Pepe has exhibited widely throughout the United States and abroad in solo and group exhibitions as well as collaborative projects. Venues for Pepe's many solo exhibitions include the Smith College Museum of Art, Northampton, Massachusetts, and the Weatherspoon Art Museum, Greensboro, North Carolina. Her work has been included in important group exhibitions such as the first Greater New York at PS1/MoMA; Hand + Made: The Performative Impulse in Art & Craft, Contemporary Art Museum Houston, Texas, and Artisterium, Tbilisi, Republic of Georgia. Pepe's work was recently featured in the exhibition Queer Threads at the Leslie Lohman Museum of Lesbian and Gay Art in New York, and commissions for the 8th Shenzhen Sculpture Biennale, exhibitions include a commission for the ICA/Boston's traveling exhibition Fiber: Sculpture 1960-present.
Pepe is also known as an educator who likes to trespass the boundaries of fixed disciplines in art and design. She has taught since 1995-for many years as adjunct faculty in a variety of programs and schools including Brandeis University, Bard College, RISD, VCU, and Williams College-until 2006 when she took a full-time position at Pratt Institute as the assistant chair of fine arts.
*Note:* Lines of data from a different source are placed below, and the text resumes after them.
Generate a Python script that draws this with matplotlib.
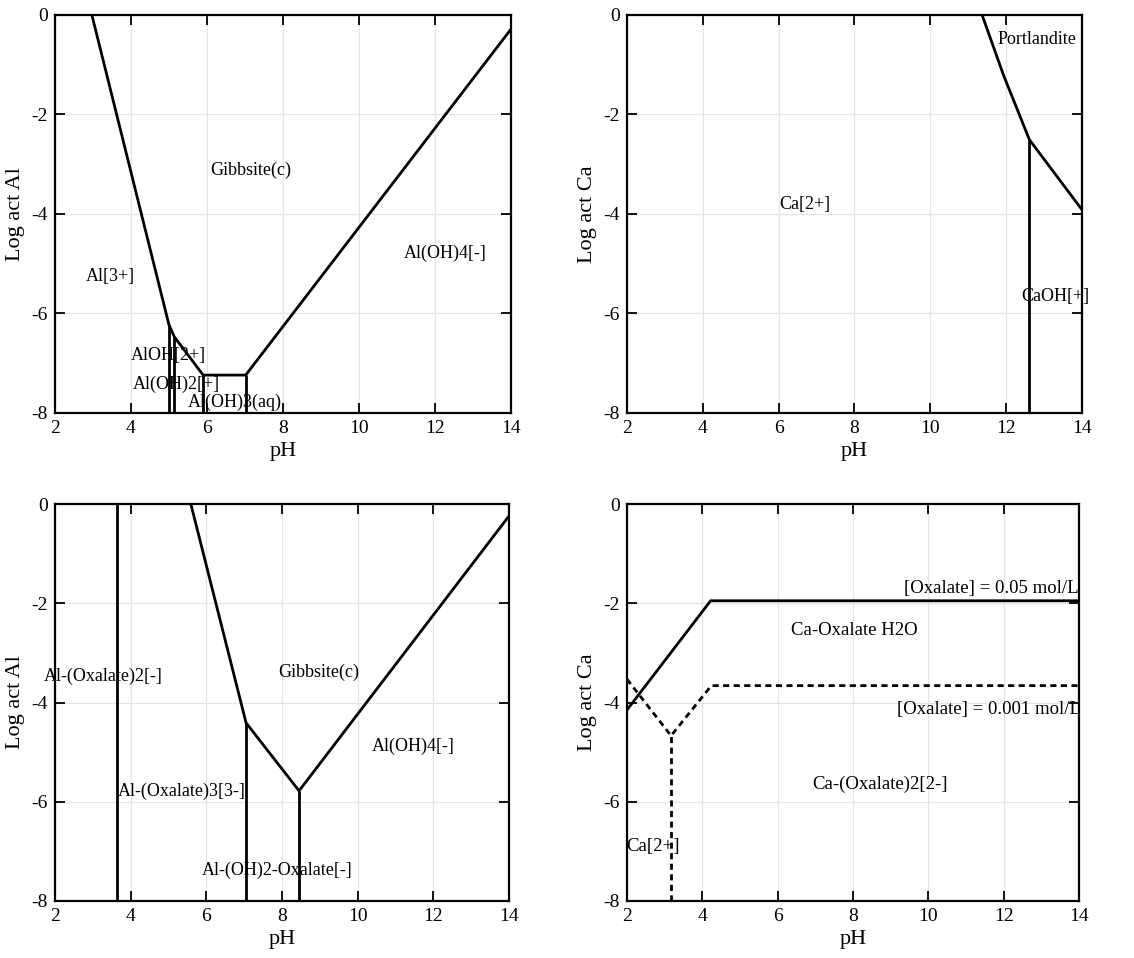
import matplotlib
matplotlib.use("Agg")
import matplotlib.pyplot as plt

plt.rcParams['font.family'] = ['Liberation Serif', 'DejaVu Serif']
plt.rcParams['axes.unicode_minus'] = False

# --- panel A: Al, no oxalate ---
al_main_x = [2.97, 5.0, 5.14, 5.9, 7.02, 14.0]
al_main_y = [0.0, -6.23, -6.47, -7.24, -7.24, -0.29]
al_vert_x = [5.0, 5.14, 5.9, 7.02]
al_vert_top = [-6.23, -6.47, -7.24, -7.24]
al_labels = ["Gibbsite(c)", "Al(OH)4[-]", "Al[3+]", "AlOH[2+]", "Al(OH)2[+]", "Al(OH)3(aq)"]
al_label_x = [7.15, 12.26, 3.45, 4.98, 5.2, 6.74]
al_label_y = [-3.13, -4.79, -5.26, -6.85, -7.42, -7.79]

# --- panel B: Ca, no oxalate ---
ca_main_x = [11.37, 11.94, 12.62, 14.0]
ca_main_y = [0.0, -1.22, -2.51, -3.91]
ca_vert_x = [12.62]
ca_vert_top = [-2.51]
ca_labels = ["Portlandite", "Ca[2+]", "CaOH[+]"]
ca_label_x = [12.82, 6.7, 13.3]
ca_label_y = [-0.5, -3.82, -5.66]

# --- panel C: Al with oxalate ---
alox_main_x = [5.59, 7.05, 8.45, 14.0]
alox_main_y = [0.0, -4.41, -5.78, -0.24]
alox_vert_x = [3.65, 7.05, 8.45]
alox_vert_top = [0.0, -4.41, -5.78]
alox_labels = ["Al-(Oxalate)2[-]", "Gibbsite(c)", "Al(OH)4[-]", "Al-(Oxalate)3[3-]", "Al-(OH)2-Oxalate[-]"]
alox_label_x = [3.28, 8.96, 11.47, 5.35, 7.86]
alox_label_y = [-3.48, -3.40, -4.89, -5.8, -7.38]

# --- panel D: Ca with oxalate ---
ox05_x = [2.0, 4.22, 14.0]
ox05_y = [-4.15, -1.95, -1.95]
ox001_x = [2.0, 3.17, 4.24, 14.0]
ox001_y = [-3.53, -4.67, -3.66, -3.66]
ox001_vert_x = [3.17]
ox001_vert_top = [-4.67]
caox_labels = ["[Oxalate] = 0.05 mol/L", "Ca-Oxalate H2O", "[Oxalate] = 0.001 mol/L", "Ca-(Oxalate)2[2-]", "Ca[2+]"]
caox_label_x = [11.66, 8.03, 11.6, 8.72, 2.7]
caox_label_y = [-1.70, -2.55, -4.15, -5.65, -6.91]

fig = plt.figure(figsize=(11.34, 9.58), dpi=100)
ax_a = fig.add_axes([0.0485, 0.569, 0.402, 0.4155])
ax_b = fig.add_axes([0.5529, 0.569, 0.401, 0.4155])
ax_c = fig.add_axes([0.0485, 0.0595, 0.4004, 0.4144])
ax_d = fig.add_axes([0.5529, 0.0595, 0.3986, 0.4144])

lw = 2.0
dash = (0, (2.2, 1.6))


def style(ax, ylab):
    ax.set_xlim(2, 14)
    ax.set_ylim(-8, 0)
    ax.set_xticks(range(2, 15, 2))
    ax.set_yticks(range(-8, 1, 2))
    ax.grid(True, color='#e4e4e4', lw=0.9)
    ax.set_axisbelow(True)
    ax.tick_params(direction='in', length=7, width=1.3, top=True, right=True,
                   labelsize=14, pad=5)
    for s in ax.spines.values():
        s.set_linewidth(1.6)
    ax.set_xlabel("pH", fontsize=16, labelpad=4)
    ax.set_ylabel(ylab, fontsize=16)
    ax.yaxis.set_label_coords(-0.066, 0.5)


def labels(ax, txt, xs, ys, size=13):
    for t, x, y in zip(txt, xs, ys):
        ax.text(x, y, t, ha='center', va='center', fontsize=size)


# A
ax_a.plot(al_main_x, al_main_y, color='k', lw=lw)
ax_a.vlines(al_vert_x, -8, al_vert_top, color='k', lw=lw)
labels(ax_a, al_labels, al_label_x, al_label_y)
style(ax_a, "Log act Al")

# B
ax_b.plot(ca_main_x, ca_main_y, color='k', lw=lw)
ax_b.vlines(ca_vert_x, -8, ca_vert_top, color='k', lw=lw)
labels(ax_b, ca_labels, ca_label_x, ca_label_y)
style(ax_b, "Log act Ca")

# C
ax_c.plot(alox_main_x, alox_main_y, color='k', lw=lw)
ax_c.vlines(alox_vert_x, -8, alox_vert_top, color='k', lw=lw)
labels(ax_c, alox_labels, alox_label_x, alox_label_y)
style(ax_c, "Log act Al")

# D
ax_d.plot(ox05_x, ox05_y, color='k', lw=lw)
ax_d.plot(ox001_x, ox001_y, color='k', lw=lw, linestyle=dash)
ax_d.vlines(ox001_vert_x, -8, ox001_vert_top, color='k', lw=lw, linestyle=dash)
labels(ax_d, caox_labels, caox_label_x, caox_label_y, size=13.5)
style(ax_d, "Log act Ca")

fig.savefig("out.png", dpi=100)
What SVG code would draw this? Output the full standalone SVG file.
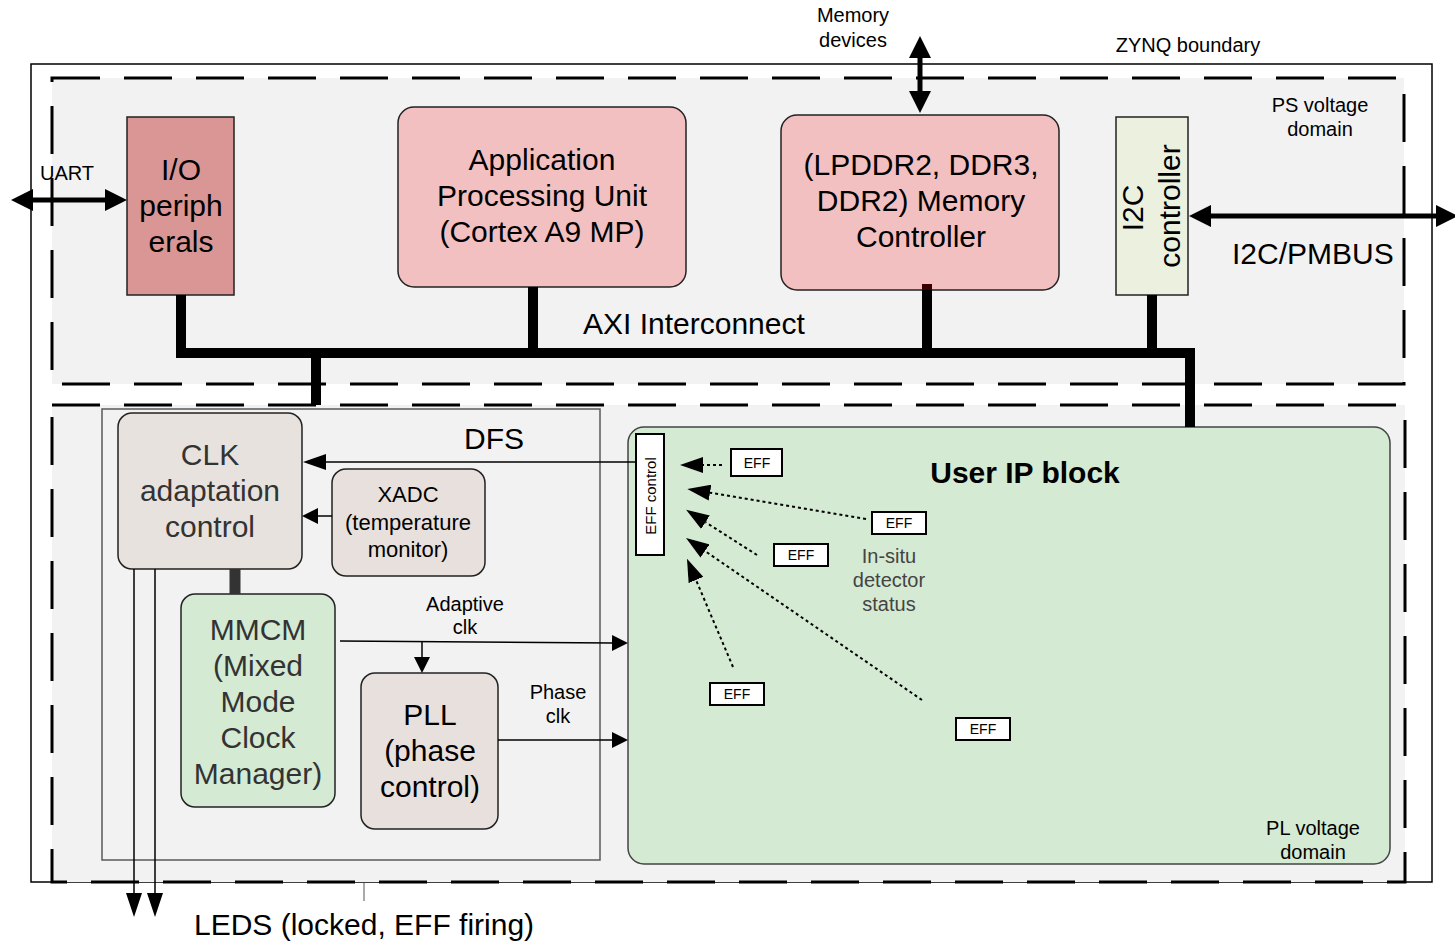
<svg xmlns="http://www.w3.org/2000/svg" width="1455" height="942" viewBox="0 0 1455 942">
  <style>
    text { font-family: "Liberation Sans", Arial, sans-serif; fill: #000; }
    .big { font-size: 30px; }
    .lbl { font-size: 20px; }
    .sm { font-size: 14px; }
    .mid { text-anchor: middle; }
    .grey { fill: #333; }
    .status { fill: #444; }
    .domain { fill: #f2f2f2; stroke: #000; stroke-width: 3; stroke-dasharray: 48 24; }
    .box { stroke: #222; stroke-width: 1.5; }
    .eff { fill: #fff; stroke: #000; stroke-width: 2; }
    .bus { fill: none; stroke: #000; stroke-width: 10; }
    .thick { fill: none; stroke: #000; stroke-width: 5; }
    .thin { fill: none; stroke: #000; stroke-width: 1.5; }
    .dot { fill: none; stroke: #000; stroke-width: 2; stroke-dasharray: 3 3; }
  </style>
  <defs>
    <marker id="bigHead" markerUnits="userSpaceOnUse" markerWidth="22" markerHeight="22" refX="0" refY="11" orient="auto-start-reverse">
      <path d="M0,0 L22,11 L0,22 z" fill="#000"/>
    </marker>
    <marker id="head" markerUnits="userSpaceOnUse" markerWidth="16" markerHeight="16" refX="0" refY="8" orient="auto">
      <path d="M0,0 L16,8 L0,16 z" fill="#000"/>
    </marker>
    <marker id="headL" markerUnits="userSpaceOnUse" markerWidth="23" markerHeight="16" refX="0" refY="8" orient="auto">
      <path d="M0,0 L23,8 L0,16 z" fill="#000"/>
    </marker>
    <marker id="ledHead" markerUnits="userSpaceOnUse" markerWidth="24" markerHeight="16" refX="0" refY="8" orient="auto">
      <path d="M0,0 L24,8 L0,16 z" fill="#000"/>
    </marker>
    <marker id="dotHead" markerUnits="userSpaceOnUse" markerWidth="23" markerHeight="16" refX="0" refY="8" orient="auto">
      <path d="M0,0 L23,8 L0,16 z" fill="#000"/>
    </marker>
  </defs>

  <!-- chip outline and voltage domains -->
  <g id="zynq">
    <rect x="31" y="64" width="1401" height="818" fill="#fff" stroke="#000" stroke-width="1.5"/>
    <text class="lbl mid" x="1188" y="52">ZYNQ boundary</text>
  </g>
  <g id="ps-domain">
    <rect class="domain" x="52" y="78" width="1352" height="306"/>
    <text class="lbl mid" x="1320" y="112">PS voltage</text>
    <text class="lbl mid" x="1320" y="136">domain</text>
  </g>
  <g id="pl-domain">
    <rect class="domain" x="52" y="405" width="1353" height="477"/>
  </g>

  <!-- PS blocks -->
  <g id="io-peripherals">
    <rect class="box" x="127" y="117" width="107" height="178" fill="#d99694"/>
    <text class="big mid" x="181" y="180">I/O</text>
    <text class="big mid" x="181" y="216">periph</text>
    <text class="big mid" x="181" y="252">erals</text>
  </g>
  <g id="apu">
    <rect class="box" x="398" y="107" width="288" height="180" rx="16" fill="#f2c0c0"/>
    <text class="big mid" x="542" y="170">Application</text>
    <text class="big mid" x="542" y="206">Processing Unit</text>
    <text class="big mid" x="542" y="242">(Cortex A9 MP)</text>
  </g>
  <g id="memory-controller">
    <rect class="box" x="781" y="115" width="278" height="175" rx="16" fill="#f2c0c0"/>
    <text class="big mid" x="921" y="175">(LPDDR2, DDR3,</text>
    <text class="big mid" x="921" y="211">DDR2) Memory</text>
    <text class="big mid" x="921" y="247">Controller</text>
  </g>
  <g id="i2c-controller">
    <rect class="box" x="1116" y="117" width="72" height="178" fill="#ebf1de"/>
    <text class="big mid" transform="translate(1143,208) rotate(-90)">I2C</text>
    <text class="big mid" transform="translate(1180,206) rotate(-90)">controller</text>
  </g>
  <g id="axi-label">
    <text class="big" x="583" y="334">AXI Interconnect</text>
  </g>

  <!-- PL blocks -->
  <g id="dfs">
    <rect x="102" y="409" width="498" height="451" fill="none" stroke="#595959" stroke-width="1.5"/>
    <text class="big mid" x="494" y="449">DFS</text>
  </g>
  <g id="clk-adaptation">
    <rect class="box" x="118" y="413" width="184" height="156" rx="14" fill="#e7e2dd" stroke="#333"/>
    <text class="big mid grey" x="210" y="465">CLK</text>
    <text class="big mid grey" x="210" y="501">adaptation</text>
    <text class="big mid grey" x="210" y="537">control</text>
  </g>
  <g id="xadc">
    <rect class="box" x="332" y="469" width="153" height="107" rx="14" fill="#e8e0dc"/>
    <text class="mid" x="408" y="502" font-size="22">XADC</text>
    <text class="mid" x="408" y="530" font-size="22">(temperature</text>
    <text class="mid" x="408" y="557" font-size="22">monitor)</text>
  </g>
  <g id="mmcm">
    <rect class="box" x="181" y="594" width="154" height="213" rx="14" fill="#d4ead3" stroke="#333"/>
    <text class="big mid grey" x="258" y="640">MMCM</text>
    <text class="big mid grey" x="258" y="676">(Mixed</text>
    <text class="big mid grey" x="258" y="712">Mode</text>
    <text class="big mid grey" x="258" y="748">Clock</text>
    <text class="big mid grey" x="258" y="784">Manager)</text>
  </g>
  <g id="pll">
    <rect class="box" x="361" y="673" width="137" height="156" rx="14" fill="#e8e0dc"/>
    <text class="big mid" x="430" y="725">PLL</text>
    <text class="big mid" x="430" y="761">(phase</text>
    <text class="big mid" x="430" y="797">control)</text>
  </g>
  <g id="user-ip">
    <rect x="628" y="427" width="762" height="437" rx="16" fill="#d4ead3" stroke="#444" stroke-width="1.5"/>
    <text class="mid" x="1025" y="483" font-size="30" font-weight="bold">User IP block</text>
    <text class="lbl mid status" x="889" y="563">In-situ</text>
    <text class="lbl mid status" x="889" y="587">detector</text>
    <text class="lbl mid status" x="889" y="611">status</text>
    <text class="lbl mid" x="1313" y="835">PL voltage</text>
    <text class="lbl mid" x="1313" y="859">domain</text>
  </g>
  <g id="eff-control">
    <rect class="eff" x="636" y="434" width="28" height="121"/>
    <text class="mid" transform="translate(656,496) rotate(-90)" font-size="15">EFF control</text>
  </g>
  <g id="eff-1">
    <rect class="eff" x="731" y="449" width="51" height="27"/>
    <text class="sm mid" x="757" y="468">EFF</text>
  </g>
  <g id="eff-2">
    <rect class="eff" x="872" y="512" width="54" height="22"/>
    <text class="sm mid" x="899" y="528">EFF</text>
  </g>
  <g id="eff-3">
    <rect class="eff" x="774" y="544" width="54" height="22"/>
    <text class="sm mid" x="801" y="560">EFF</text>
  </g>
  <g id="eff-4">
    <rect class="eff" x="710" y="683" width="54" height="22"/>
    <text class="sm mid" x="737" y="699">EFF</text>
  </g>
  <g id="eff-5">
    <rect class="eff" x="956" y="718" width="54" height="22"/>
    <text class="sm mid" x="983" y="734">EFF</text>
  </g>

  <!-- external labels -->
  <g id="labels">
    <text class="lbl" x="40" y="180">UART</text>
    <text class="lbl mid" x="853" y="22">Memory</text>
    <text class="lbl mid" x="853" y="47">devices</text>
    <text class="big" x="1232" y="264">I2C/PMBUS</text>
    <text class="lbl mid" x="465" y="611">Adaptive</text>
    <text class="lbl mid" x="465" y="634">clk</text>
    <text class="lbl mid" x="558" y="699">Phase</text>
    <text class="lbl mid" x="558" y="723">clk</text>
    <text class="big" x="194" y="935">LEDS (locked, EFF firing)</text>
  </g>

  <!-- connectors -->
  <g id="connectors">
    <!-- AXI interconnect bus -->
    <path class="bus" d="M181,295 V353 H1190 V427"/>
    <path class="bus" d="M316,353 V405"/>
    <path class="bus" d="M533,287 V353"/>
    <path class="bus" d="M927,290 V353"/>
    <rect x="922" y="284" width="10" height="6" fill="#3a0000"/>
    <path class="bus" d="M1152,295 V353"/>
    <path d="M235,569 V594" stroke="#333" stroke-width="11"/>

    <!-- external buses -->
    <line class="thick" x1="33" y1="200" x2="105" y2="200" marker-start="url(#bigHead)" marker-end="url(#bigHead)"/>
    <line class="thick" x1="920" y1="58" x2="920" y2="91" marker-start="url(#bigHead)" marker-end="url(#bigHead)"/>
    <line class="thick" x1="1211" y1="216" x2="1436" y2="216" marker-start="url(#bigHead)" marker-end="url(#bigHead)"/>

    <!-- control and clock signals -->
    <line class="thin" x1="636" y1="462" x2="326" y2="462" marker-end="url(#headL)"/>
    <line class="thin" x1="332" y1="516" x2="318" y2="516" marker-end="url(#head)"/>
    <line class="thin" x1="340" y1="641" x2="612" y2="643" marker-end="url(#head)"/>
    <line class="thin" x1="422" y1="642" x2="422" y2="657" marker-end="url(#head)"/>
    <line class="thin" x1="498" y1="740" x2="612" y2="740" marker-end="url(#head)"/>
    <line class="thin" x1="134" y1="569" x2="134" y2="893" marker-end="url(#ledHead)"/>
    <line class="thin" x1="155" y1="569" x2="155" y2="893" marker-end="url(#ledHead)"/>
    <line x1="364" y1="883" x2="364" y2="901" stroke="#555" stroke-width="1"/>

    <!-- detector status lines -->
    <line class="dot" x1="722" y1="465" x2="703" y2="465" marker-end="url(#dotHead)"/>
    <line class="dot" x1="866" y1="519" x2="710" y2="492.7" marker-end="url(#dotHead)"/>
    <line class="dot" x1="757" y1="555" x2="705.5" y2="522.2" marker-end="url(#dotHead)"/>
    <line class="dot" x1="922" y1="700" x2="705" y2="551" marker-end="url(#dotHead)"/>
    <line class="dot" x1="733" y1="667" x2="696" y2="580" marker-end="url(#dotHead)"/>
  </g>
</svg>
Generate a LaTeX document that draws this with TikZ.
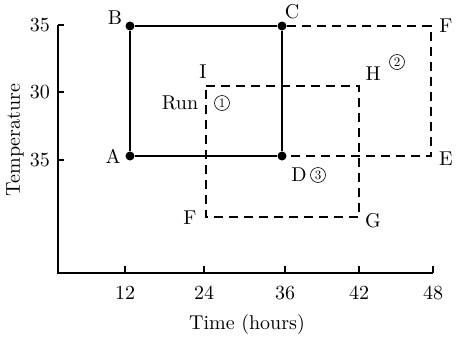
\documentclass[tikz,border=0pt]{standalone}
\usetikzlibrary{positioning}
\font\labfont="[lmroman10-regular.otf]" at 20pt
\font\runfont="[lmroman10-regular.otf]" at 13pt

\begin{document}
\begin{tikzpicture}[x=1pt, y=-1pt, line width=1.5pt,
    every node/.style={font=\labfont},
    dot/.style={circle, fill, inner sep=0pt, minimum size=9pt},
    corner/.style={inner sep=0pt, minimum size=0pt},
    run/.style={circle, draw, line width=0.6pt, inner sep=0pt, minimum size=15pt, font=\runfont},
    trial/.style={dash pattern=on 9pt off 6pt}]
    \useasboundingbox (0,0) rectangle (456,338);

    % axes
    \coordinate (O) at (58,273);
    \coordinate (Ytop) at (58,25);
    \coordinate (Xend) at (433,273);
    \draw (Ytop) -- (O) -- (Xend);
    \foreach \y/\t in {25/35, 92/30, 160/35} {
        \draw (58,\y) -- (64,\y);
        \node[anchor=east] at (54,\y) {\t};
    }
    \foreach \x/\t in {125/12, 204/24, 285/36, 359/42, 433/48} {
        \draw (\x,273) -- (\x,266);
        \node at (\x,293) {\t};
    }
    \node[rotate=90] (ylab) at (15,140) {Temperature};
    \node (xlab) at (247,324) {Time (hours)};

    % base run
    \node[dot] (A) at (130,156) {};
    \node[dot] (B) at (130,26) {};
    \node[dot] (C) at (282,26) {};
    \node[dot] (D) at (282,156) {};
    \draw (A) -- (B) -- (C) -- (D) -- (A);

    % second run
    \node[corner] (F) at (431,26) {};
    \node[corner] (E) at (431,156) {};
    \draw[trial] (C) -- (F.center) -- (E.center) -- (D);

    % third run
    \node[corner] (I) at (206,86) {};
    \node[corner] (H) at (359,86) {};
    \node[corner] (G) at (359,217) {};
    \node[corner] (F1) at (206,217) {};
    \draw[trial] (I.center) -- (H.center) -- (G.center) -- (F1.center) -- cycle;

    % labels
    \node (lA) at (113,156) {A};
    \node (lB) at (115,18) {B};
    \node (lC) at (292,12) {C};
    \node (lD) at (299,175) {D};
    \node[run] (r3) at (318,175) {3};
    \node (lE) at (446,159) {E};
    \node (lF) at (446,26) {F};
    \node (lI) at (203,72) {I};
    \node (lH) at (373,74) {H};
    \node[run] (r2) at (397,62) {2};
    \node (lG) at (373,221) {G};
    \node (lF1) at (190,218) {F};
    \node (run) at (180,103) {Run};
    \node[run] (r1) at (222,103) {1};
\end{tikzpicture}
\end{document}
Her own artistic development was a mix of academic training and non-degree granting residencies: BFA, Massachusetts College of Art, 1983; Haystack School, 1984; Skowhegan School, 1994; MFA, School of the Museum of Fine Arts, Boston 1995; and Radcliffe Institute, 1998-99. Pepe was a resident faculty member at Skowhegan School, 2013. She is now a Core Critic in the Painting + Printmaking Department at Yale University.